Percy was a teacher from a humble background, but Katharine was the daughter of Jonathan Priestman, who owned collieries in the North East and employed 14,500 people.
The centrepiece of the garden are two lakes with water lilies.
The Upper Lake (nearest the entrance to the gardens) was built in 1904 as a fishing lake, and Percy Stewart used to invite wealthy chums over for lunch and fishing.
If you approach the lake, fish - that are clearly used to being fed - gape at you.
Katharine Stewart started the collection of hardy waterlilies in 1935, with 50 varieties.
It was French horticulturalist Latour-Marliac who first cross-bred the European white waterlily with colourful wild varieties he found on his travels. He ended up with colourful waterlilies that could withstand the Winters in northern Europe.
The rest of the gardens, walking clockwise around the lakes includes the following areas: the Secret Garden, the Aviary and Edwardian Summerhouse, the Walled Garden, the Rock Garden, the Stumpery and the Birch Walk.
There is a small museum within the café complex.
It is quite troubling.
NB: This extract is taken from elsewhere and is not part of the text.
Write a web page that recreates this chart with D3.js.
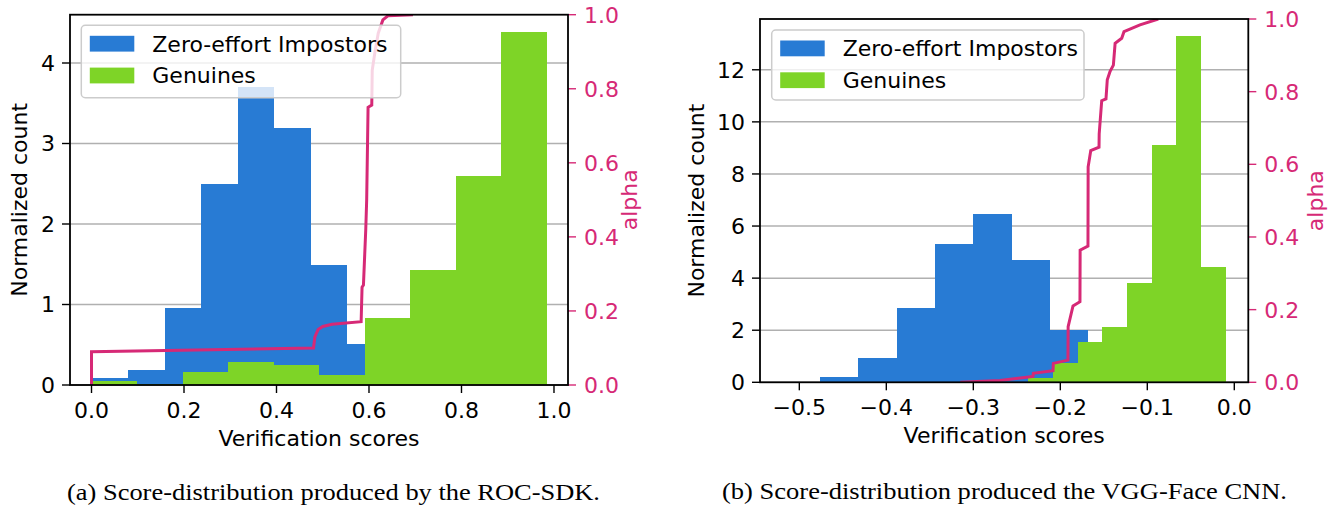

It focuses on Major Percy Stewart, who made eight round-the-world trips between 1906 and 1926.
He did a lot hunting: moose, caribou and bears in Canada, shark-fishing in the Pacific, and lion- and elephant-hunting in Africa. The stuffed corpse of one of the lions he killed is in the museum.
There are copies of three of Stewart's books in the museum, one of them called Round the World with Rod and Rifle.
From 1926 and the General Strike, the Stewarts had financial problems.
This curtailed their travelling, much to the relief of the world's wildlife no doubt. They also had to sell off some of the estate.
Percy Stewart was an early car-owner.
In later life he had two electric wheelchairs, and he used them to whizz around the gardens. He also had an electrically-heated overcoat.